Stored data entries:
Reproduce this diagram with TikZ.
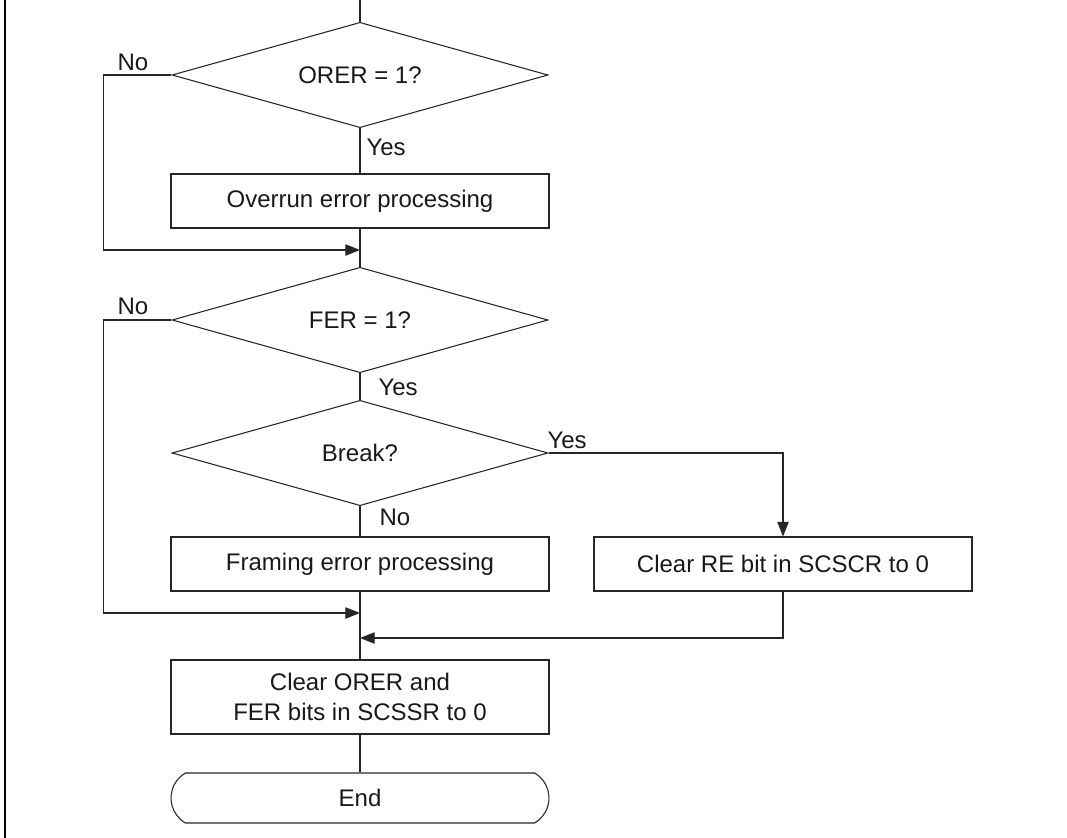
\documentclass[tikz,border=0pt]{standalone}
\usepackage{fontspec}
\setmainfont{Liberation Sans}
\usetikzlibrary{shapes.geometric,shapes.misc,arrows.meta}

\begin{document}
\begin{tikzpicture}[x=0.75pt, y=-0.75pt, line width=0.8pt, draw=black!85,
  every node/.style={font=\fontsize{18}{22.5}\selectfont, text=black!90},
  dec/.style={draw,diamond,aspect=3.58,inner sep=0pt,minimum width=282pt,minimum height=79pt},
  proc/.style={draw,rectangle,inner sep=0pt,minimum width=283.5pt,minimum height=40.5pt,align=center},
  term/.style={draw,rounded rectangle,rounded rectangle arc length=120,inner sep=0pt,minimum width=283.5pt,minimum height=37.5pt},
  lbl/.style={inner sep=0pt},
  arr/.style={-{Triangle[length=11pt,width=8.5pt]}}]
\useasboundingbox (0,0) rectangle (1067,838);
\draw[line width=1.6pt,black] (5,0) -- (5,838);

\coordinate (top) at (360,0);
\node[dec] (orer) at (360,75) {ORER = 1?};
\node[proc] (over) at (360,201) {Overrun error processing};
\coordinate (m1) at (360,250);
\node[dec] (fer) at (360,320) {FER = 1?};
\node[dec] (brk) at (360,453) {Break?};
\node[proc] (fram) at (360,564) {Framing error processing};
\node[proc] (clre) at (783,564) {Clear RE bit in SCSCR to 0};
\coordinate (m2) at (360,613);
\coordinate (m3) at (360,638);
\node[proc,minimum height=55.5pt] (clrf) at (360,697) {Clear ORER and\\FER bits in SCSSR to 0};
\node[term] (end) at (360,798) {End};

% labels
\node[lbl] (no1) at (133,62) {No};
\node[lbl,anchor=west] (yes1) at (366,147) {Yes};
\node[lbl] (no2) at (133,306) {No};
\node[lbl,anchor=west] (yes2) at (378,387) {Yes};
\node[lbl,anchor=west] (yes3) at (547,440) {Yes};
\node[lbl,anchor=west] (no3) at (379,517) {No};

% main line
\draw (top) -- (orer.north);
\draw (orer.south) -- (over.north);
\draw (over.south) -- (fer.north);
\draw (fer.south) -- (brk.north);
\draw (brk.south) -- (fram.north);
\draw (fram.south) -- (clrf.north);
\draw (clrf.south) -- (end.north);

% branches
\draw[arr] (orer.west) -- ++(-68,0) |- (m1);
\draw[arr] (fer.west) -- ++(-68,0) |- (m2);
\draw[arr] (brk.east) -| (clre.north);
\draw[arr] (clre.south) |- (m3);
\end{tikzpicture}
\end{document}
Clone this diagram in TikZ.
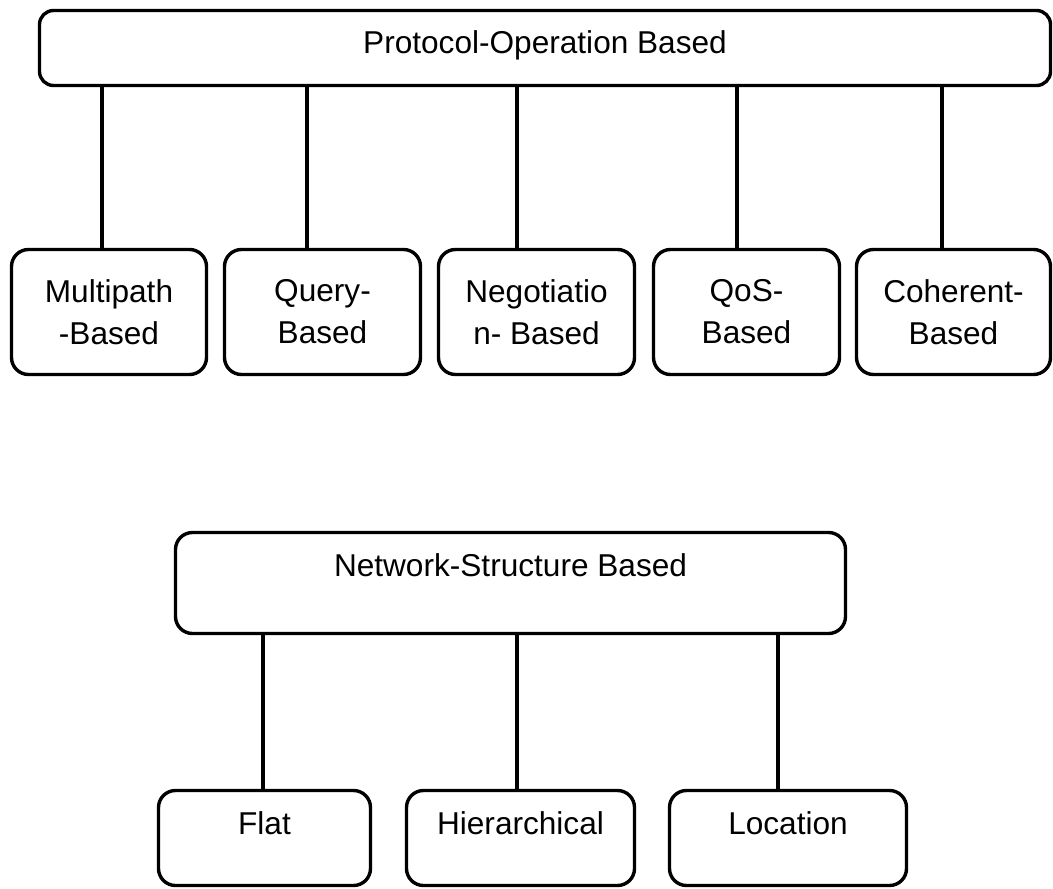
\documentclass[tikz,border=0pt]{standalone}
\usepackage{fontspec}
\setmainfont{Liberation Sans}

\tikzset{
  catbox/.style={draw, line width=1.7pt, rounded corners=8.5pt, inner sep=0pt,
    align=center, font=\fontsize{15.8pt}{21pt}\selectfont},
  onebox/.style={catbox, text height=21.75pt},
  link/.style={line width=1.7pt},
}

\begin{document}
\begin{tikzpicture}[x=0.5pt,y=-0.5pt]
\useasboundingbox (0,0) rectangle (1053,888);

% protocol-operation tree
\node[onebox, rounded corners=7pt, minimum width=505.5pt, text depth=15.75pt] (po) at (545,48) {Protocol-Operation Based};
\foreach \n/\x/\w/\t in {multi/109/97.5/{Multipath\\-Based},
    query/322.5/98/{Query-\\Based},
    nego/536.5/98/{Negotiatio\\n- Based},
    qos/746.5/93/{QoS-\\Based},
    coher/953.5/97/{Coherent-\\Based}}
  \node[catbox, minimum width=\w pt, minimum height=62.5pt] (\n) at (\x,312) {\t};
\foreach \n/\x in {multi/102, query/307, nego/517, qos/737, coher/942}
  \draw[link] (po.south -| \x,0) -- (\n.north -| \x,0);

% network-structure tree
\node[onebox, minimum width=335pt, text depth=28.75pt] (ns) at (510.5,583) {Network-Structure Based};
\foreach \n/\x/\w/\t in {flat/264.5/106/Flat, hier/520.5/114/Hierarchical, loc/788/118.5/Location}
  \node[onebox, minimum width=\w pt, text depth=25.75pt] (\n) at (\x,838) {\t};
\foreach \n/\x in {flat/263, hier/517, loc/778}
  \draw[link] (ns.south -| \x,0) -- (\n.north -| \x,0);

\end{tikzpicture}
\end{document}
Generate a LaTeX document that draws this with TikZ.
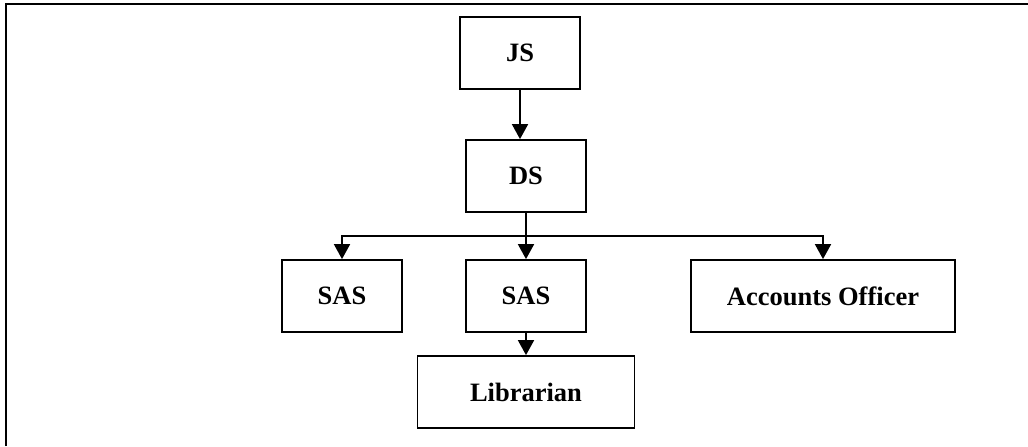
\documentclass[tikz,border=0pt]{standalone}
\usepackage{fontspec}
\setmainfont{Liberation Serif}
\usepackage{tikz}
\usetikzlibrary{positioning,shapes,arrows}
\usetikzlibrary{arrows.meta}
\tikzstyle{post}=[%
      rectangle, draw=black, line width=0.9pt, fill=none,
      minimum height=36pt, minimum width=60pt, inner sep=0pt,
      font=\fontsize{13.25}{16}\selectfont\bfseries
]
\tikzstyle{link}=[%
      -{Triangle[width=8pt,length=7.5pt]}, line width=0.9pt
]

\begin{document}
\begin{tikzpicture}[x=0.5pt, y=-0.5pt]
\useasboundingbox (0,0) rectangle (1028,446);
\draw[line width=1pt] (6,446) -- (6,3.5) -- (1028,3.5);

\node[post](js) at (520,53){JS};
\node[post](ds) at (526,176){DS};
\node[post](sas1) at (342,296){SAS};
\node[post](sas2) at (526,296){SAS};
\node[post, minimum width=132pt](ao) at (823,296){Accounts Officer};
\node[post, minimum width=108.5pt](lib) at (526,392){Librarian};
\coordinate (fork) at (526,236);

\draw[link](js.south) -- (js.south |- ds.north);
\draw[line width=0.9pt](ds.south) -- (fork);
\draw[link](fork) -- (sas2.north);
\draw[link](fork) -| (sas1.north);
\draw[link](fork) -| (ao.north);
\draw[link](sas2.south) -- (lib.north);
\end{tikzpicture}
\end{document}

Given instruction:
Repeat everything in the records precisely. Images are excluded from the copy.

Task response:
Reproduce this diagram with TikZ.
\documentclass[tikz,border=0pt]{standalone}
\usepackage{fontspec}
\setmainfont{Liberation Sans}
\usetikzlibrary{shapes.geometric,shapes.misc,arrows.meta}

\begin{document}
\begin{tikzpicture}[x=0.75pt, y=-0.75pt, line width=0.8pt, draw=black!85,
  every node/.style={font=\fontsize{18}{22.5}\selectfont, text=black!90},
  dec/.style={draw,diamond,aspect=3.58,inner sep=0pt,minimum width=282pt,minimum height=79pt},
  proc/.style={draw,rectangle,inner sep=0pt,minimum width=283.5pt,minimum height=40.5pt,align=center},
  term/.style={draw,rounded rectangle,rounded rectangle arc length=120,inner sep=0pt,minimum width=283.5pt,minimum height=37.5pt},
  lbl/.style={inner sep=0pt},
  arr/.style={-{Triangle[length=11pt,width=8.5pt]}}]
\useasboundingbox (0,0) rectangle (1067,838);
\draw[line width=1.6pt,black] (5,0) -- (5,838);

\coordinate (top) at (360,0);
\node[dec] (orer) at (360,75) {ORER = 1?};
\node[proc] (over) at (360,201) {Overrun error processing};
\coordinate (m1) at (360,250);
\node[dec] (fer) at (360,320) {FER = 1?};
\node[dec] (brk) at (360,453) {Break?};
\node[proc] (fram) at (360,564) {Framing error processing};
\node[proc] (clre) at (783,564) {Clear RE bit in SCSCR to 0};
\coordinate (m2) at (360,613);
\coordinate (m3) at (360,638);
\node[proc,minimum height=55.5pt] (clrf) at (360,697) {Clear ORER and\\FER bits in SCSSR to 0};
\node[term] (end) at (360,798) {End};

% labels
\node[lbl] (no1) at (133,62) {No};
\node[lbl,anchor=west] (yes1) at (366,147) {Yes};
\node[lbl] (no2) at (133,306) {No};
\node[lbl,anchor=west] (yes2) at (378,387) {Yes};
\node[lbl,anchor=west] (yes3) at (547,440) {Yes};
\node[lbl,anchor=west] (no3) at (379,517) {No};

% main line
\draw (top) -- (orer.north);
\draw (orer.south) -- (over.north);
\draw (over.south) -- (fer.north);
\draw (fer.south) -- (brk.north);
\draw (brk.south) -- (fram.north);
\draw (fram.south) -- (clrf.north);
\draw (clrf.south) -- (end.north);

% branches
\draw[arr] (orer.west) -- ++(-68,0) |- (m1);
\draw[arr] (fer.west) -- ++(-68,0) |- (m2);
\draw[arr] (brk.east) -| (clre.north);
\draw[arr] (clre.south) |- (m3);
\end{tikzpicture}
\end{document}
Clone this diagram in TikZ.
\documentclass[tikz,border=0pt]{standalone}
\usepackage{fontspec}
\setmainfont{Liberation Sans}

\tikzset{
  catbox/.style={draw, line width=1.7pt, rounded corners=8.5pt, inner sep=0pt,
    align=center, font=\fontsize{15.8pt}{21pt}\selectfont},
  onebox/.style={catbox, text height=21.75pt},
  link/.style={line width=1.7pt},
}

\begin{document}
\begin{tikzpicture}[x=0.5pt,y=-0.5pt]
\useasboundingbox (0,0) rectangle (1053,888);

% protocol-operation tree
\node[onebox, rounded corners=7pt, minimum width=505.5pt, text depth=15.75pt] (po) at (545,48) {Protocol-Operation Based};
\foreach \n/\x/\w/\t in {multi/109/97.5/{Multipath\\-Based},
    query/322.5/98/{Query-\\Based},
    nego/536.5/98/{Negotiatio\\n- Based},
    qos/746.5/93/{QoS-\\Based},
    coher/953.5/97/{Coherent-\\Based}}
  \node[catbox, minimum width=\w pt, minimum height=62.5pt] (\n) at (\x,312) {\t};
\foreach \n/\x in {multi/102, query/307, nego/517, qos/737, coher/942}
  \draw[link] (po.south -| \x,0) -- (\n.north -| \x,0);

% network-structure tree
\node[onebox, minimum width=335pt, text depth=28.75pt] (ns) at (510.5,583) {Network-Structure Based};
\foreach \n/\x/\w/\t in {flat/264.5/106/Flat, hier/520.5/114/Hierarchical, loc/788/118.5/Location}
  \node[onebox, minimum width=\w pt, text depth=25.75pt] (\n) at (\x,838) {\t};
\foreach \n/\x in {flat/263, hier/517, loc/778}
  \draw[link] (ns.south -| \x,0) -- (\n.north -| \x,0);

\end{tikzpicture}
\end{document}
Generate a LaTeX document that draws this with TikZ.
\documentclass[tikz,border=0pt]{standalone}
\usepackage{fontspec}
\setmainfont{Liberation Serif}
\usepackage{tikz}
\usetikzlibrary{positioning,shapes,arrows}
\usetikzlibrary{arrows.meta}
\tikzstyle{post}=[%
      rectangle, draw=black, line width=0.9pt, fill=none,
      minimum height=36pt, minimum width=60pt, inner sep=0pt,
      font=\fontsize{13.25}{16}\selectfont\bfseries
]
\tikzstyle{link}=[%
      -{Triangle[width=8pt,length=7.5pt]}, line width=0.9pt
]

\begin{document}
\begin{tikzpicture}[x=0.5pt, y=-0.5pt]
\useasboundingbox (0,0) rectangle (1028,446);
\draw[line width=1pt] (6,446) -- (6,3.5) -- (1028,3.5);

\node[post](js) at (520,53){JS};
\node[post](ds) at (526,176){DS};
\node[post](sas1) at (342,296){SAS};
\node[post](sas2) at (526,296){SAS};
\node[post, minimum width=132pt](ao) at (823,296){Accounts Officer};
\node[post, minimum width=108.5pt](lib) at (526,392){Librarian};
\coordinate (fork) at (526,236);

\draw[link](js.south) -- (js.south |- ds.north);
\draw[line width=0.9pt](ds.south) -- (fork);
\draw[link](fork) -- (sas2.north);
\draw[link](fork) -| (sas1.north);
\draw[link](fork) -| (ao.north);
\draw[link](sas2.south) -- (lib.north);
\end{tikzpicture}
\end{document}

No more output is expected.